I vaguely recall that he and his best friend had a tradition about sitting and watching all the award presentations for playoff games. That is fine and dandy when it is not your team that has lost and when it is not happening in your house. I did not want to sit through that, and rationally, I knew he didn’t either. So I pack everything up and then when I am ready, I grab his hand again. All this time, I have not looked at the field once. I am not going to look at the field, and I do not regret that I did not. I finally managed to coax him out of the box and up the stairs and onto the concourse and through the sea of humanity and onto the 7 train, where I sobbed like a 12 year old boy and TBF sat there stunned and we held hands because we couldn’t fucking SAY anything.

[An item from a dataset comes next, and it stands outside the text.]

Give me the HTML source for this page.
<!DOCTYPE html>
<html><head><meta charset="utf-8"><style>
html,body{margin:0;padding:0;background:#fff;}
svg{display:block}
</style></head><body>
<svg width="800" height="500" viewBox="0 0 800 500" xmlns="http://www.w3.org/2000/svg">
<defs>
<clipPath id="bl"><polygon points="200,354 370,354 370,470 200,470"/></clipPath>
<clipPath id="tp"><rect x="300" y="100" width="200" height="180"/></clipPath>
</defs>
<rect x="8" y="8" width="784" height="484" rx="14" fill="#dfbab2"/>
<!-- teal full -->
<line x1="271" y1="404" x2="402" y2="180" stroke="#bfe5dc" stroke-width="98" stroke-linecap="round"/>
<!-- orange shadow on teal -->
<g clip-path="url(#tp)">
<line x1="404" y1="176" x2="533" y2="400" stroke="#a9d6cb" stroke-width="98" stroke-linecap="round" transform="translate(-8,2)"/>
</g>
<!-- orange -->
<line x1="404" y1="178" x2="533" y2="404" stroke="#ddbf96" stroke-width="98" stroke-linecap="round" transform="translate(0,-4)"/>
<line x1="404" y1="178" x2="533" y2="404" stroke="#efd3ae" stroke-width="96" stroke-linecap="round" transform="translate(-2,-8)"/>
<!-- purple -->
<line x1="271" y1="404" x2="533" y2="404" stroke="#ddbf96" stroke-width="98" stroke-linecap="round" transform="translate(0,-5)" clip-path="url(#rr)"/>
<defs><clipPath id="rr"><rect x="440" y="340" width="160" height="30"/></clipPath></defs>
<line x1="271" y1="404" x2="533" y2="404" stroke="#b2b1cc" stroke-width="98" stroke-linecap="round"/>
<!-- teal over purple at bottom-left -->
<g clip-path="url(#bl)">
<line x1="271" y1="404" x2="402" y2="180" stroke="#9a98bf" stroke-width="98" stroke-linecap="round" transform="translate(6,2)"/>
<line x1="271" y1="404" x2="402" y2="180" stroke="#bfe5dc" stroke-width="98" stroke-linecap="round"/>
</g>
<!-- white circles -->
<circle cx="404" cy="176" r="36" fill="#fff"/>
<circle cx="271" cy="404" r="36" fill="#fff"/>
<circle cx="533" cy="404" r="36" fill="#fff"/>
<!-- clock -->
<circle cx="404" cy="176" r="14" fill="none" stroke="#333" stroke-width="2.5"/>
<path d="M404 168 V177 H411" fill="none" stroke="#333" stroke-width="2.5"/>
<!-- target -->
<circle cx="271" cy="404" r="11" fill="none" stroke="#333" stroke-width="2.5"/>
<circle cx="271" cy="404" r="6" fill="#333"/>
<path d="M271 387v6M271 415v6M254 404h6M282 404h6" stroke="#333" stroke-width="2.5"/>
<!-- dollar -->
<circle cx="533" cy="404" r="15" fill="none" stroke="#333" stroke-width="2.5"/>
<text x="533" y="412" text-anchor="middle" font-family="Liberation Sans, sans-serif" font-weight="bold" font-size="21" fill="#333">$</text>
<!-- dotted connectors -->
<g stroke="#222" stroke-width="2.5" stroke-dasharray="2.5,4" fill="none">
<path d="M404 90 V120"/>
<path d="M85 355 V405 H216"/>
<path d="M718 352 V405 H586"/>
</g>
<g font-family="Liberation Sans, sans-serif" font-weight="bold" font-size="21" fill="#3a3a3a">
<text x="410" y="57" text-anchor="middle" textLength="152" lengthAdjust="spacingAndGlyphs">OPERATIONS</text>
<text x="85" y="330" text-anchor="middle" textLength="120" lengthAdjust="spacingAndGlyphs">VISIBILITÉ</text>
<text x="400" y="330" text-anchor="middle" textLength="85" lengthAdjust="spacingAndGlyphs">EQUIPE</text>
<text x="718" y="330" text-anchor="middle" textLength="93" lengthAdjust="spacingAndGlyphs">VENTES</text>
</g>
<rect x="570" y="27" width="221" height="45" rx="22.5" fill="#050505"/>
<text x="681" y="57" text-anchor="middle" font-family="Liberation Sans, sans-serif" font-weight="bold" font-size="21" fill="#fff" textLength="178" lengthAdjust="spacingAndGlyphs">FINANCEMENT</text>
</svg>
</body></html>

I finally said: “You know, I have no idea how to handle this, I have never been through this before. You kind of have to help me here.”

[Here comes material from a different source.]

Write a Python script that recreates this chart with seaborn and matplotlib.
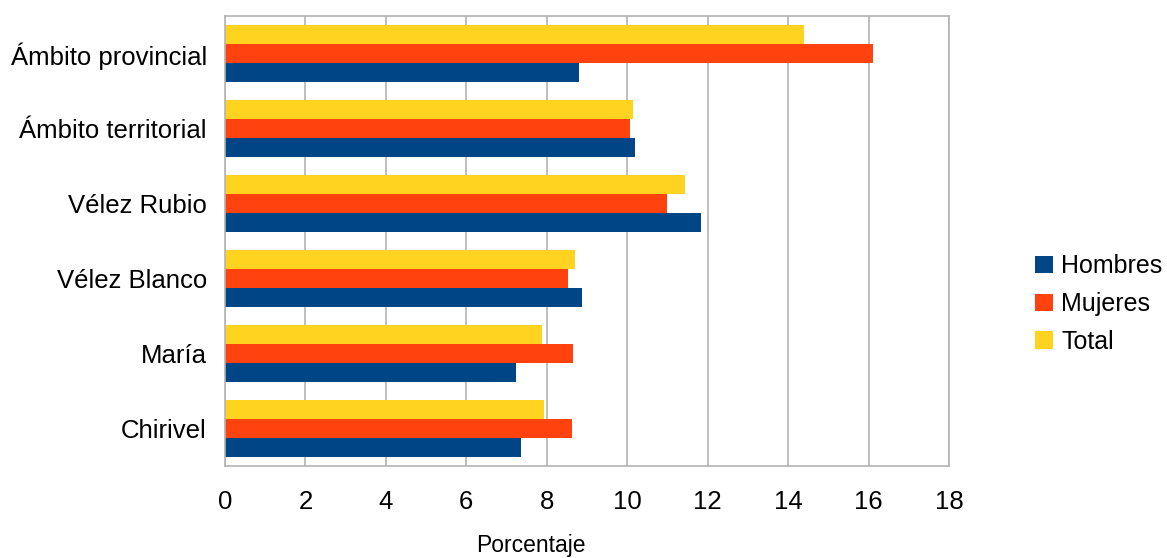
import matplotlib
matplotlib.use("Agg")
import matplotlib.pyplot as plt
import seaborn as sns
import pandas as pd
import numpy as np
from matplotlib.patches import Patch

categories = ["Ámbito provincial", "Ámbito territorial", "Vélez Rubio",
              "Vélez Blanco", "María", "Chirivel"]
hombres = [8.80, 10.19, 11.83, 8.87, 7.23, 7.35]
mujeres = [16.12, 10.06, 10.98, 8.52, 8.65, 8.62]
total = [14.39, 10.14, 11.43, 8.70, 7.88, 7.93]
series_names = ["Hombres", "Mujeres", "Total"]
colors = {"Hombres": "#004586", "Mujeres": "#ff420e", "Total": "#ffd320"}
xticks = [0, 2, 4, 6, 8, 10, 12, 14, 16, 18]

df = pd.DataFrame({
    "Categoria": categories * 3,
    "Serie": ["Hombres"] * 6 + ["Mujeres"] * 6 + ["Total"] * 6,
    "Valor": hombres + mujeres + total,
})

sns.set_theme(style="white")
plt.rcParams['font.family'] = ['Liberation Sans', 'DejaVu Sans']
plt.rcParams['text.color'] = 'black'

fig = plt.figure(figsize=(11.67, 5.58), dpi=100)
ax = fig.add_axes([225/1167, 1 - 466/558, (949 - 225)/1167, (466 - 16)/558])

sns.barplot(data=df, y="Categoria", x="Valor", hue="Serie",
            order=categories, hue_order=["Total", "Mujeres", "Hombres"],
            palette=colors, orient="h", width=0.75, saturation=1,
            errorbar=None, ax=ax, legend=False, linewidth=0)

grid_c = "#b3b3b3"
ax.set_xlim(0, 18)
ax.set_ylim(len(categories) - 0.5, -0.5)
ax.set_xticks(xticks)
ax.set_xticklabels([str(t) for t in xticks])
ax.xaxis.grid(True, color=grid_c, linewidth=1.2)
ax.set_axisbelow(True)

for s in ax.spines.values():
    s.set_color(grid_c)
    s.set_linewidth(1.2)

ax.tick_params(axis="x", which="major", direction="out", length=8, width=1.2,
               color=grid_c, labelsize=18.5, pad=9, labelcolor="black")
ax.tick_params(axis="y", which="major", length=0, labelsize=18.5, pad=13,
               labelcolor="black")
ax.set_yticks(np.arange(-0.5, len(categories), 1.0), minor=True)
ax.tick_params(axis="y", which="minor", direction="out", length=8, width=1.2,
               color=grid_c)

ax.set_ylabel("")
ax.set_xlabel("Porcentaje", fontsize=16.5, color="black")
ax.xaxis.set_label_coords((531 - 225) / 724, -0.152)

handles = [Patch(facecolor=colors[n], edgecolor="none", label=n) for n in series_names]
fig.legend(handles=handles, loc="center left", bbox_to_anchor=(1035/1167, 1 - 304/558),
           frameon=False, fontsize=18, handlelength=0.7, handleheight=0.7,
           handletextpad=0.35, labelspacing=0.55, borderpad=0, borderaxespad=0,
           labelcolor="black")

fig.savefig("out.png", dpi=100)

“It’ll take a few weeks,” is all he said.
Now, here is my vent:
The worst thing about the night was that there were two Cardinals fans next to us. I could have dealt with it if they had had some guts and stood up and supported their team. They only got loud when things picked up, and the girl next to me was a pink hat girl: not that she was wearing one, but she was exactly the kind of girl those hats are made for. When we applauded Oliver Perez as he ran out towards the bullpen, she turns to me and says: “Who’s that? Why are they clapping for him.”
“He’s the *pitcher*.”
“Oh.”
Who the FUCK goes to a playoff game AND DOESN’T KNOW WHO IS PITCHING FOR THE OTHER TEAM??

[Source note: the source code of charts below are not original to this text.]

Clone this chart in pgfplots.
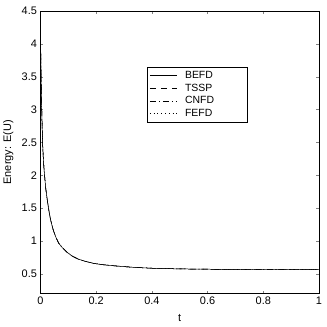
\documentclass[border=0pt]{standalone}
\usepackage{pgfplots}
\pgfplotsset{compat=1.18}
\usepackage{fontspec}
\setmainfont{Liberation Sans}
\begin{document}
\begin{tikzpicture}
\pgfplotstableread{
t E
0 4.18
0.002 3.6
0.004 3.1
0.006 2.75
0.0083 2.43
0.011 2.2
0.0143 2.02
0.019 1.8
0.024 1.64
0.03 1.47
0.036 1.33
0.045 1.18
0.054 1.07
0.065 0.97
0.078 0.90
0.095 0.83
0.114 0.77
0.135 0.725
0.161 0.69
0.19 0.66
0.221 0.64
0.27 0.62
0.33 0.60
0.4 0.585
0.5 0.575
0.6 0.57
0.7 0.567
0.8 0.565
0.9 0.564
1 0.563
}\energy
\begin{axis}[
  scale only axis,
  width=279bp, height=283bp,
  xmin=0, xmax=1, ymin=0.2, ymax=4.5,
  xtick={0,0.2,0.4,0.6,0.8,1},
  ytick={0.5,1,1.5,2,2.5,3,3.5,4,4.5},
  tick align=inside,
  major tick length=3pt,
  tick label style={font=\fontsize{11}{12}\selectfont},
  label style={font=\fontsize{11}{12}\selectfont},
  /pgf/number format/assume math mode=true,
  xlabel={t}, ylabel={Energy: E(U)},
  xlabel style={at={(axis description cs:0.5,-0.085)}, anchor=center},
  ylabel style={at={(axis description cs:-0.115,0.5)}, anchor=center},
  legend style={at={(0.384,0.802)}, anchor=north west, font=\fontsize{10.5}{11.5}\selectfont, draw=black, inner sep=2pt, row sep=0pt,
    nodes={text width=58bp}},
  legend image code/.code={\draw[#1] (3bp,0bp) -- (30bp,0bp); \path (36bp,0bp);},
  legend cell align=left,
  every axis plot/.append style={line width=0.5pt, black},
]
\addplot[black, solid] table[x=t,y=E] {\energy};
\addplot[black, dash pattern=on 6bp off 5bp] table[x=t,y=E] {\energy};
\addplot[black, dash pattern=on 6bp off 3bp on 1bp off 3bp] table[x=t,y=E] {\energy};
\addplot[black, dash pattern=on 0.8bp off 3bp] table[x=t,y=E] {\energy};
\legend{BEFD,TSSP,CNFD,FEFD}
\end{axis}
\path ([shift={(-40bp,-33bp)}]current axis.south west) rectangle ([shift={(8bp,11bp)}]current axis.north east);
\end{tikzpicture}
\end{document}
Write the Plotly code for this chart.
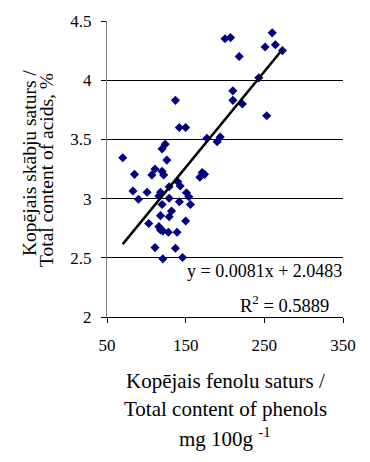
import plotly.graph_objects as go

# Total phenol content (mg 100 g-1) and total acid content (%) per sample
phenols = [260, 264, 251, 273, 200, 207, 218, 243, 210, 210, 222, 253,
           137, 142, 150, 177, 190, 194, 70, 124, 120, 126, 111, 120,
           107, 122, 171, 174, 168, 85, 83, 101, 90, 118, 116, 129,
           140, 143, 151, 154, 156, 129, 142, 120, 132, 118, 129, 103,
           150, 116, 118, 121, 128, 139, 111, 137, 121, 146]
acids = [4.40, 4.30, 4.28, 4.25, 4.35, 4.36, 4.20, 4.02, 3.91, 3.83, 3.80, 3.70,
         3.83, 3.60, 3.60, 3.51, 3.48, 3.52, 3.345, 3.46, 3.42, 3.325, 3.25, 3.23,
         3.20, 3.20, 3.22, 3.205, 3.18, 3.205, 3.064, 3.053, 2.994, 3.053, 3.022, 3.10,
         3.142, 3.106, 3.05, 3.016, 2.95, 3.003, 2.974, 2.95, 2.895, 2.856, 2.847, 2.79,
         2.811, 2.763, 2.735, 2.727, 2.716, 2.716, 2.586, 2.581, 2.491, 2.502]

# Linear trend as reported
slope = 0.0081
intercept = 2.0483
r_squared = 0.5889

x_ticks = [50, 150, 250, 350]
y_ticks = [2, 2.5, 3, 3.5, 4, 4.5]

W, H = 370, 462
L, R, T, B = 107, 27, 21, 145
PW, PH = W - L - R, H - T - B


def px_x(p):
    return (p - L) / PW


def px_y(p):
    return (H - B - p) / PH


SERIF = "Liberation Serif, Times New Roman, serif"

trend_x = [min(phenols), max(phenols)]
trend_y = [slope * v + intercept for v in trend_x]

fig = go.Figure()
fig.add_trace(go.Scatter(
    x=phenols, y=acids, mode="markers",
    marker=dict(symbol="diamond", size=7, color="#000080"),
    showlegend=False,
))
fig.add_trace(go.Scatter(
    x=trend_x, y=trend_y, mode="lines",
    line=dict(color="black", width=2.5),
    showlegend=False,
))

fig.update_xaxes(
    range=[50, 350], tickvals=x_ticks, ticktext=[str(v) for v in x_ticks],
    showgrid=False, zeroline=False,
    showline=True, linecolor="black", linewidth=1,
    ticks="outside", ticklen=5, tickcolor="black",
    ticklabelstandoff=8,
    tickfont=dict(family=SERIF, size=17, color="black"),
)
fig.update_yaxes(
    range=[2, 4.5], tickvals=y_ticks, ticktext=["2", "2.5", "3", "3.5", "4", "4.5"],
    showgrid=True, gridcolor="black", gridwidth=1, zeroline=False,
    showline=True, linecolor="#808080", linewidth=1,
    ticks="outside", ticklen=5, tickcolor="black",
    ticklabelstandoff=6,
    tickfont=dict(family=SERIF, size=17, color="black"),
)

annotations = [
    dict(text=f"y = {slope}x + {intercept}", x=px_x(344), y=px_y(271),
         xanchor="right", yanchor="middle", font=dict(size=18)),
    dict(text=f"R<sup>2</sup> = {r_squared}", x=px_x(331), y=px_y(304),
         xanchor="right", yanchor="middle", font=dict(size=18.5)),
    dict(text="Kopējais fenolu saturs /", x=px_x(225), y=px_y(381),
         xanchor="center", yanchor="middle", font=dict(size=21)),
    dict(text="Total content of phenols", x=px_x(225), y=px_y(409),
         xanchor="center", yanchor="middle", font=dict(size=21)),
    dict(text="mg 100g <sup>-1</sup>", x=px_x(225), y=px_y(437),
         xanchor="center", yanchor="middle", font=dict(size=21)),
    dict(text="Kopējais skābju saturs /", x=px_x(29), y=px_y(163),
         xanchor="center", yanchor="middle", textangle=-90, font=dict(size=19.5)),
    dict(text="Total content of acids, %", x=px_x(46), y=px_y(170),
         xanchor="center", yanchor="middle", textangle=-90, font=dict(size=19.5)),
]
for a in annotations:
    a.update(xref="paper", yref="paper", showarrow=False)
    a["font"].update(family=SERIF, color="black")

fig.update_layout(
    width=W, height=H,
    margin=dict(l=L, r=R, t=T, b=B),
    paper_bgcolor="white", plot_bgcolor="white",
    annotations=annotations,
    showlegend=False,
)

fig.write_html("out.html")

And, again, I could have dealt with it if she had just been a Cardinals fan. But she would clap for the Mets and then clap for the Cardinals, get angry at bad ump calls against the Mets and then get angry at dumb things various Cardinals did, even though it was so clear she had no real idea what was going on.
To make things worse, she talked ALL FUCKING NIGHT, the exact kind of nightmare girl every guy dreads: she talked non-stop about everything except the game, and when the guy she was with didn’t pay her what she felt was the right kind of attention, she would get upset and pout and make a big deal out of it.
YO! GIRLFRIEND! YOU’RE AT A FUCKING BASEBALL PLAYOFF GAME! IT CAN WAIT, WHATEVER IT IS! Trust me here.
She complained that she had no place to put her phone. She complained that she was hungry. She complained that hot dogs made her stomach hurt. Several times. And then went out and came back with a tray of nachos, because, you know, that won’t make your stomach hurt.
Thank god they both left as soon as the game ended, because I could not have dealt, not that they had the temerity to try to trash talk.
===
Sitting on the 7 train, I called our friends in Seattle, like we have after every other win this year. TBF was not talking and I had to talk to SOMEONE, and I figured if I was talking to Alan TBF would finally relent and get on the phone, which is exactly what happened. I hear him say, “It’s only five months until Spring Training,” and I perk up. I have been talking about going to Spring Training since last year and this is the first time TBF has professed any interest in going.
The train ride would have been better if people had been quiet. Getting on the train would have been better if the NYPD were not assholes. And the whole thing would have been better if losing tonight meant all baseball was over for the year.
I will put up the pictures from the game, because I got some gorgeous shots, and I am proud of that. But, not tonight. Now it is time to go hide on the couch with the cat.